Appproximately 4 years ago finpension was switching World ex CH and Japan fund classes from CS. At that time, I think it was announced. Approximately 2 years ago I had noticed that a new fund for Canada had appeared only because I browsed the list of funds.
Why such silence? It’s a perfect opportunity for a self-promotion.
If there was a message and I missed it, tell me I am an old fart.
- Does new Canada fund comes with tax advantages, such as being exempt from withholding taxes in Canada?
@Dr.PI Thank you for the fair question — and no, you are not an old fart.
In this case, the change was not a change of fund content. The holdings were switched from the Swisscanto NT share class to the NM share class. Economically, the investment exposure remains the same: the fund still invests in the same market segment.
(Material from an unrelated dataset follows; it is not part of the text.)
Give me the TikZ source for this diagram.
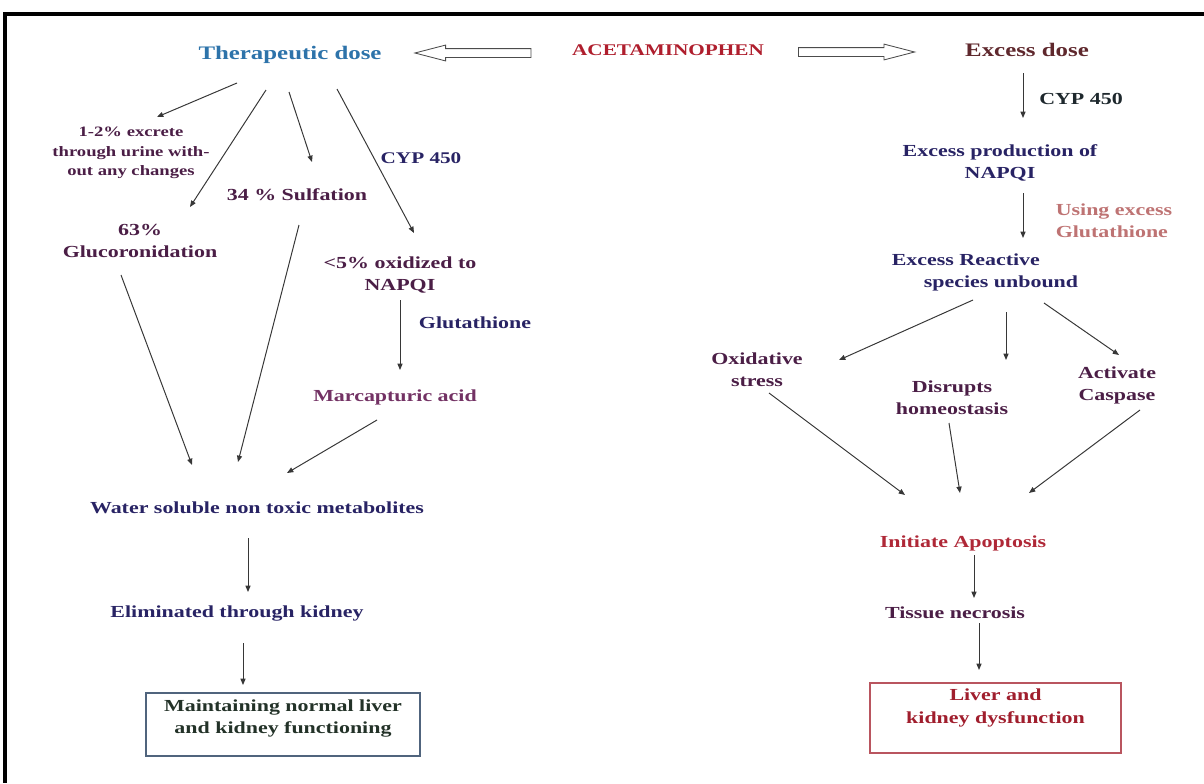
\documentclass[tikz,border=0pt]{standalone}
\usepackage{fontspec}
\setmainfont{Liberation Serif}[FakeStretch=1.3]
\usetikzlibrary{arrows.meta,calc,shapes.arrows}
\definecolor{therblue}{RGB}{45,115,170}
\definecolor{acetred}{RGB}{175,30,45}
\definecolor{excbrown}{RGB}{95,40,45}
\definecolor{navy}{RGB}{40,35,100}
\definecolor{plum}{RGB}{75,30,70}
\definecolor{lplum}{RGB}{115,50,100}
\definecolor{pinkish}{RGB}{190,115,115}
\definecolor{darkgrn}{RGB}{35,50,40}
\definecolor{ink}{RGB}{30,40,45}
\definecolor{apored}{RGB}{175,40,55}
\definecolor{livtxt}{RGB}{160,30,45}
\definecolor{livred}{RGB}{185,85,95}
\definecolor{mntblue}{RGB}{80,100,125}
\definecolor{lineg}{RGB}{55,55,55}
\begin{document}
\begin{tikzpicture}[x=0.025cm,y=-0.025cm,
  txt/.style={font=\bfseries\fontsize{12}{15.6}\selectfont, align=center, inner sep=1pt},
  big/.style={font=\bfseries\fontsize{13.6}{16}\selectfont, inner sep=1pt},
  arr/.style={-{Triangle[length=4.5pt,width=3.6pt]}, draw=lineg, line width=0.7pt},
  hollow/.style={single arrow, draw=black!70, fill=white, line width=0.6pt, inner xsep=0pt, inner ysep=0.1cm,
    single arrow head extend=0.0875cm, single arrow tip angle=29, minimum height=2.9cm},
  outcome/.style={txt, draw, line width=0.9pt}]
\useasboundingbox (0,0) rectangle (1204,783);
\draw[line width=2.2pt] (1204,14) -- (5,14) -- (5,783);

\node[big, text=therblue] (ther) at (290,55) {Therapeutic dose};
\node[txt, text=acetred, font=\bfseries\fontsize{11.6}{14}\selectfont] (acet) at (668,50) {ACETAMINOPHEN};
\node[big, text=excbrown] (exc) at (1027,50) {Excess dose};
\node[hollow, shape border rotate=180] (larr) at (481.5,53) {};
\node[hollow] (rarr) at (848,52) {};

\node[txt, text=plum, font=\bfseries\fontsize{10.2}{13.9}\selectfont] (uri) at (131,153) {1-2\% excrete\\through urine with-\\out any changes};
\node[txt, text=plum] (sulf) at (297,195) {34 \% Sulfation};
\node[txt, text=plum] (gluc) at (140,241) {63\%\\Glucoronidation};
\node[txt, text=navy, font=\bfseries\fontsize{11.6}{14}\selectfont] (cypl) at (421,158) {CYP 450};
\node[txt, text=plum] (napq) at (400,275) {<5\% oxidized to\\NAPQI};
\node[txt, text=navy] (glut) at (475,323) {Glutathione};
\node[txt, text=lplum] (marc) at (395,397) {Marcapturic acid};
\node[txt, text=navy] (wat) at (257,508) {Water soluble non toxic metabolites};
\node[txt, text=navy] (elim) at (237,613) {Eliminated through kidney};
\node[outcome, draw=mntblue, text=darkgrn, minimum width=6.85cm, minimum height=1.575cm] (mnt) at (283,724.5) {Maintaining normal liver\\and kidney functioning\\[-4.8pt]\mbox{}};

\node[txt, text=ink] (cypr) at (1081,99) {CYP 450};
\node[txt, text=navy] (prod) at (1000,163) {Excess production of\\NAPQI};
\node[txt, text=pinkish, align=left] (use) at (1114,221) {Using excess\\Glutathione};
\node[txt, text=navy, align=left] (reac) at (985,272.5) {Excess Reactive\\\hspace*{22.8pt}species unbound};
\node[txt, text=plum] (oxi) at (757,369.5) {Oxidative\\stress};
\node[txt, text=plum] (dis) at (952,397.5) {Disrupts\\homeostasis};
\node[txt, text=plum] (act) at (1117,385.5) {Activate\\Caspase};
\node[txt, text=apored] (apo) at (963,543) {Initiate Apoptosis};
\node[txt, text=plum] (nec) at (955,613) {Tissue necrosis};
\node[outcome, draw=livred, text=livtxt, font=\bfseries\fontsize{12}{16.4}\selectfont, minimum width=6.275cm, minimum height=1.75cm] (liv) at (995.5,718) {Liver and\\kidney dysfunction\\\mbox{}};

\draw[arr] ($(ther)+(-53,28)$) -- ($(uri)+(26,-36)$);
\draw[arr] ($(ther)+(-24,35)$) -- ($(gluc)+(50,-34)$);
\draw[arr] ($(ther)+(-1,37)$) -- ($(sulf)+(15,-33)$);
\draw[arr] ($(ther)+(47,34)$) -- ($(napq)+(14,-42)$);
\draw[arr] ($(gluc)+(-19,34)$) -- ($(wat)+(-65,-43)$);
\draw[arr] ($(sulf)+(2,30)$) -- ($(wat)+(-19,-46)$);
\draw[arr] ($(napq)+(0,25)$) -- ($(marc)+(5,-27)$);
\draw[arr] ($(marc)+(-18,23)$) -- ($(wat)+(30,-35)$);
\draw[arr] ($(wat)+(-9,30)$) -- ($(elim)+(11,-21)$);
\draw[arr] ($(elim)+(6,30)$) -- ($(mnt)+(-40,-39.5)$);

\draw[arr] ($(exc)+(-4,23)$) -- ($(prod)+(23,-45)$);
\draw[arr] ($(prod)+(23,30)$) -- ($(reac)+(38,-34.5)$);
\draw[arr] ($(reac)+(-12,27.5)$) -- ($(oxi)+(82,-9.5)$);
\draw[arr] ($(reac)+(21,39.5)$) -- ($(dis)+(54,-37.5)$);
\draw[arr] ($(reac)+(59,30.5)$) -- ($(act)+(2,-30.5)$);
\draw[arr] ($(oxi)+(12,23.5)$) -- ($(apo)+(-58,-48)$);
\draw[arr] ($(dis)+(-3,25.5)$) -- ($(apo)+(-3,-50)$);
\draw[arr] ($(act)+(23,24.5)$) -- ($(apo)+(66,-50)$);
\draw[arr] ($(apo)+(11,12)$) -- ($(nec)+(19,-15)$);
\draw[arr] ($(nec)+(24,10)$) -- ($(liv)+(-16.5,-48)$);
\end{tikzpicture}
\end{document}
The difference between the two share classes is mainly operational and administrative. With the NM share class, income is reinvested without Swiss withholding tax being deducted first. For us, this means less administrative effort, because we do not have to reclaim Swiss withholding tax from the Federal Tax Administration. From the client’s perspective, there is no investment advantage or disadvantage because we pre-finance the Swiss withholding tax for our clients even in funds where we must first reclaim the Swiss withholding tax.
That is why we did not actively inform clients about this specific share-class switch. Since the practical effect for clients was essentially neutral, we considered that a separate announcement might create more confusion than value.
Regarding your question on the Canada fund: the NM Canada fund (CH1529078557) is not exempt from Canadian withholding tax. The Canadian withholding tax exemption applies to the NT share class with “IPF” in the name.
Hope that helps!
Your finpension Team.
Thanks for your clarifications here, @finpension .
I see that since 13.4.26 I have an “NMT” share class (it says NMT on the fact sheet), I assume this is the “NM” share class that you refer to, correct?
I also see on the fact sheet that the ISIN of my fund is CH1529078557, so not exempt from Canadian WHT. I can’t find a fund Canada NT share class with IPF in the name.
I see only funds for World, USA and Japan with IPF in the name.
Did I miss it, the Canada share class with IPF? Or is it not available (yet), in the funds available?
This is for my Freizügigkeit, not 3a, in case it makes a difference.
Not trying to be pedantic/Tüpflischiisser, just trying to understand.
Yes, the “T” in NMT stands for “thesaurierend,” which translates to “accumulating” in English.
Regarding the Canadian withholding tax exemption: it applies only to the World Funds from Swisscanto in the NT share class that includes “IPF” in the name. At finpension, there is no separate Canada fund that is exempt from the Canadian withholding tax. I apologize for not explaining this matter more clearly earlier. You’re definitely not being a “Tüpflischisser” ![]()
You’re not locked forever
Most people overthink the first allocation. If the platform lets you switch strategy internally, I’d just simplify and move toward the portfolio you actually want instead of opening portfolio number two and creating future confusion.